At first Jack wasn’t sure what Stephen meant, but then he got it. Stephen wanted the connections he’d made when he’d done the transplant to be connected to the heart, not to the freed-up lung. Using the dissecting scissors again rather than the scalpel, Jack separated both lungs from the heart. The connections with the great vessels could all be seen. Jack stepped back to give Stephen and Ted more room. While they looked, Jack weighed each lung.

“They all look terrific to me,” Stephen said. “I hate to blow my own horn, but they are all masterfully done.”

“You’re getting good in your old age,” Ted teased. “But you’re right. They all look terrific, well healed and without the inflammation we agonized about. I don’t see any difference here with what we saw during Carol’s second autopsy. It seems as if our experiment is a draw. What are your thoughts?”

“I have to agree with you,” Stephen said. “How about you, Dr. Stapleton. Do you see any differences between Margaret’s anastomoses and Carol’s?”

“Not at all,” Jack said. “They look comparable to me.”

“So there we have it,” Stephen said. “We didn’t think there was going to be a difference, and there doesn’t seem to be.” He looked over at the institutional clock as if he was planning on leaving.

“I think you should see the inside of the lungs,” Jack said. Without waiting for a response, he got one of the long-bladed knives used in autopsies and made some slices into the lungs’ parenchyma, which under normal conditions were air-filled, light, and spongelike. As he made the cuts, the edema fluid burst forth, almost as if it had been under pressure. It was blood-tinged and mixed with exudate and bits of tissue.

“Whoa,” Ted exclaimed. “That’s rather dramatic. We didn’t see that with Carol’s lungs.”
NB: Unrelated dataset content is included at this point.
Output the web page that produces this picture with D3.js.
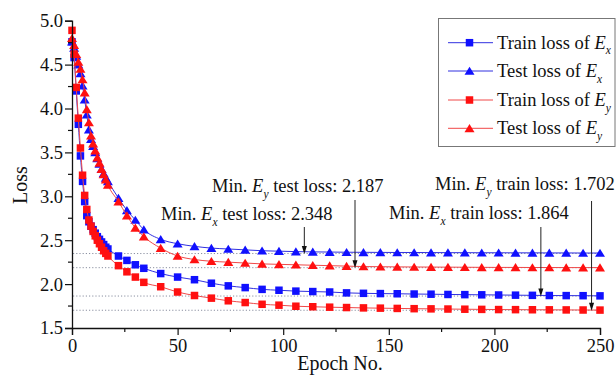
<!DOCTYPE html>
<html>
<head>
<meta charset="utf-8">
<script src="https://cdn.jsdelivr.net/npm/d3@7"></script>
<style>
  body { margin: 0; background: #fff; }
  svg text { font-family: "Liberation Serif", "Times New Roman", serif; fill: #111; }
</style>
</head>
<body>
<div id="chart"></div>
<script>
// epochs where a marker is drawn
var epochs = [0,1,2,3,4,5,6,7,8,9,10,11,12,13,14,15,16,17,22,26,30,34,
  42,50,58,66,74,82,90,98,106,114,122,130,138,146,154,162,170,178,186,194,202,210,218,226,234,242,250];

var trainEx = [4.76,4.58,4.20,3.82,3.46,3.17,2.94,2.78,2.71,2.66,2.62,2.58,2.54,2.51,2.48,2.45,2.42,2.40,2.32,2.27,2.22,2.18,
  2.12,2.08,2.05,2.01,1.98,1.96,1.94,1.93,1.92,1.915,1.91,1.90,1.895,1.892,1.89,1.887,1.885,1.882,1.88,1.878,1.876,1.874,1.872,1.87,1.869,1.868,1.866];
var testEx = [4.76,4.69,4.60,4.50,4.40,4.26,4.10,3.93,3.76,3.65,3.57,3.50,3.43,3.37,3.31,3.26,3.21,3.17,2.98,2.84,2.73,2.62,
  2.51,2.46,2.43,2.41,2.40,2.39,2.38,2.375,2.37,2.367,2.365,2.363,2.362,2.361,2.36,2.36,2.359,2.358,2.358,2.357,2.357,2.356,2.356,2.355,2.355,2.354,2.354];
var trainEy = [4.89,4.62,4.24,3.89,3.55,3.24,3.01,2.85,2.73,2.66,2.60,2.55,2.50,2.46,2.42,2.38,2.35,2.32,2.21,2.14,2.08,2.02,
  1.97,1.91,1.87,1.84,1.81,1.79,1.77,1.76,1.748,1.742,1.737,1.733,1.729,1.726,1.723,1.72,1.718,1.716,1.714,1.712,1.71,1.709,1.708,1.707,1.706,1.705,1.704];
var testEy = [4.80,4.72,4.62,4.53,4.45,4.33,4.18,3.99,3.84,3.69,3.60,3.52,3.44,3.38,3.31,3.25,3.19,3.13,2.94,2.78,2.64,2.54,
  2.41,2.32,2.28,2.26,2.25,2.24,2.23,2.225,2.22,2.215,2.21,2.205,2.20,2.198,2.196,2.195,2.194,2.193,2.192,2.191,2.19,2.19,2.189,2.189,2.188,2.188,2.188];

var xTicks = [0,50,100,150,200,250];
var yTicks = [1.5,2.0,2.5,3.0,3.5,4.0,4.5,5.0];

// minimum annotations: which field, value, epoch of the arrow
var minima = [
  {sub: "y", what: "test",  value: 2.187, epoch: 134},
  {sub: "x", what: "test",  value: 2.348, epoch: 110},
  {sub: "y", what: "train", value: 1.702, epoch: 246},
  {sub: "x", what: "train", value: 1.864, epoch: 222}
];
// text placement for each annotation (same order)
var minLayout = [
  {tx: 212, ty: 192, top: 200},
  {tx: 161, ty: 220, top: 227},
  {tx: 435, ty: 190, top: 201},
  {tx: 389, ty: 219, top: 227}
];

var series = [
  {name: "Train loss of ", sub: "x", values: trainEx, color: "#1010ff", line: "#3030e0", shape: "square"},
  {name: "Test loss of ",  sub: "x", values: testEx,  color: "#1010ff", line: "#3030e0", shape: "triangle"},
  {name: "Train loss of ", sub: "y", values: trainEy, color: "#ff1010", line: "#f04848", shape: "square"},
  {name: "Test loss of ",  sub: "y", values: testEy,  color: "#ff1010", line: "#f04848", shape: "triangle"}
];

var W = 616, H = 376;
var svg = d3.select("#chart").append("svg").attr("width", W).attr("height", H);

var x = d3.scaleLinear().domain([0, 250]).range([72, 600]);
var y = d3.scaleLinear().domain([1.5, 5.0]).range([328, 20.7]);

// marker path, centred on 0,0
function markerPath(shape, s) {
  if (shape === "square") {
    return "M" + (-s/2) + "," + (-s/2) + "h" + s + "v" + s + "h" + (-s) + "Z";
  }
  var h = s * 0.85;
  return "M0," + (-h/2 - 0.5) + "L" + (s/2 + 0.5) + "," + (h/2) + "L" + (-s/2 - 0.5) + "," + (h/2) + "Z";
}

// dotted guide lines at minima
svg.append("g").selectAll("line").data(minima).enter().append("line")
  .attr("x1", x(0) + 1).attr("x2", x(250))
  .attr("y1", function(d){ return y(d.value); })
  .attr("y2", function(d){ return y(d.value); })
  .attr("stroke", "#8a8fa0").attr("stroke-width", 1)
  .attr("stroke-dasharray", "1.2,2");

// series
var line = d3.line()
  .x(function(d, i){ return x(epochs[i]); })
  .y(function(d){ return y(d); })
  .curve(d3.curveMonotoneX);

series.forEach(function(s){
  var g = svg.append("g");
  g.append("path").datum(s.values)
    .attr("d", line).attr("fill", "none")
    .attr("stroke", s.line).attr("stroke-width", 1);
  g.selectAll("path.m").data(s.values).enter().append("path")
    .attr("class", "m")
    .attr("d", markerPath(s.shape, s.shape === "square" ? 7.5 : 9))
    .attr("transform", function(d, i){ return "translate(" + x(epochs[i]) + "," + y(d) + ")"; })
    .attr("fill", s.color);
});

// axes
var yAxis = d3.axisLeft(y).tickValues(yTicks).tickSize(7).tickPadding(2)
  .tickFormat(d3.format(".1f"));
var gy = svg.append("g").attr("transform", "translate(" + x(0) + ",0)").call(yAxis);
var xAxis = d3.axisBottom(x).tickValues(xTicks).tickSize(7).tickPadding(4);
var gx = svg.append("g").attr("transform", "translate(0," + y(1.5) + ")").call(xAxis);

[gx, gy].forEach(function(g){
  g.select(".domain").attr("stroke", "#111").attr("stroke-width", 1.3);
  g.selectAll(".tick line").attr("stroke", "#111").attr("stroke-width", 1.2);
  g.selectAll("text").style("font-size", "18.5px").attr("fill", "#111");
});

// minor ticks
var yMinor = [1.75, 2.25, 2.75, 3.25, 3.75, 4.25, 4.75];
svg.append("g").selectAll("line").data(yMinor).enter().append("line")
  .attr("x1", x(0) - 4).attr("x2", x(0))
  .attr("y1", function(d){ return y(d); }).attr("y2", function(d){ return y(d); })
  .attr("stroke", "#111").attr("stroke-width", 1.2);
var xMinor = [25, 75, 125, 175, 225];
svg.append("g").selectAll("line").data(xMinor).enter().append("line")
  .attr("x1", function(d){ return x(d); }).attr("x2", function(d){ return x(d); })
  .attr("y1", y(1.5)).attr("y2", y(1.5) + 4)
  .attr("stroke", "#111").attr("stroke-width", 1.2);

// axis titles
svg.append("text").attr("transform", "translate(27,185) rotate(-90)")
  .attr("text-anchor", "middle").style("font-size", "20px").text("Loss");
svg.append("text").attr("x", 340).attr("y", 370)
  .attr("text-anchor", "middle").style("font-size", "20px").text("Epoch No.");

// label with italic E and subscript
function eLabel(sel, before, sub, after, size) {
  sel.append("tspan").text(before);
  sel.append("tspan").style("font-style", "italic").text("E");
  sel.append("tspan").attr("dy", size * 0.3).style("font-style", "italic")
    .style("font-size", (size * 0.62) + "px").text(sub);
  sel.append("tspan").attr("dy", -size * 0.3).text(after);
}

// annotations
minima.forEach(function(m, i){
  var L = minLayout[i];
  var t = svg.append("text").attr("x", L.tx).attr("y", L.ty).style("font-size", "18.5px");
  eLabel(t, "Min. ", m.sub, " " + m.what + " loss: " + d3.format(".3f")(m.value), 18.5);
  var ax = x(m.epoch), ay = y(m.value);
  svg.append("line").attr("x1", ax).attr("x2", ax).attr("y1", L.top).attr("y2", ay - 6)
    .attr("stroke", "#222").attr("stroke-width", 1);
  svg.append("path")
    .attr("d", "M" + ax + "," + (ay + 0.5) + "l-2.5,-8l5,0Z")
    .attr("fill", "#111");
});

// legend
var lg = svg.append("g");
lg.append("rect").attr("x", 438.5).attr("y", 18.5).attr("width", 176.5).attr("height", 128)
  .attr("fill", "#fff").attr("stroke", "#777").attr("stroke-width", 1);
var rowY = [42.7, 71, 100, 128.3];
series.forEach(function(s, i){
  var ry = rowY[i];
  lg.append("line").attr("x1", 448).attr("x2", 493).attr("y1", ry).attr("y2", ry)
    .attr("stroke", s.line).attr("stroke-width", 1);
  lg.append("path").attr("d", markerPath(s.shape, s.shape === "square" ? 7.5 : 9))
    .attr("transform", "translate(469.5," + ry + ")").attr("fill", s.color);
  var t = lg.append("text").attr("x", 497).attr("y", ry + 6).style("font-size", "18.5px");
  eLabel(t, s.name, s.sub, "", 18.5);
});
</script>
</body>
</html>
“That’s because most of the fluid had drained out,” Jack said. “It gives you a better appreciation of what the immune system can do whenit’s turned on to create a cytokine storm. It’s not a mystery why these people died so quickly. This is a nasty virus.”

“Are you still thinking this is caused by a virus?” Stephen asked. “We’re continuing to look into the protein angle, thinking of something like a prion.”

Jack started. The idea of a prion disease never occurred to him. But as soon as he considered it, he rejected it. “Prion disease only strikes neural tissue, not pulmonary tissue,” he said. “No, this must be a virus, but I admit there are some aspects that don’t make sense.”

“And what are they?” Stephen asked patronizingly.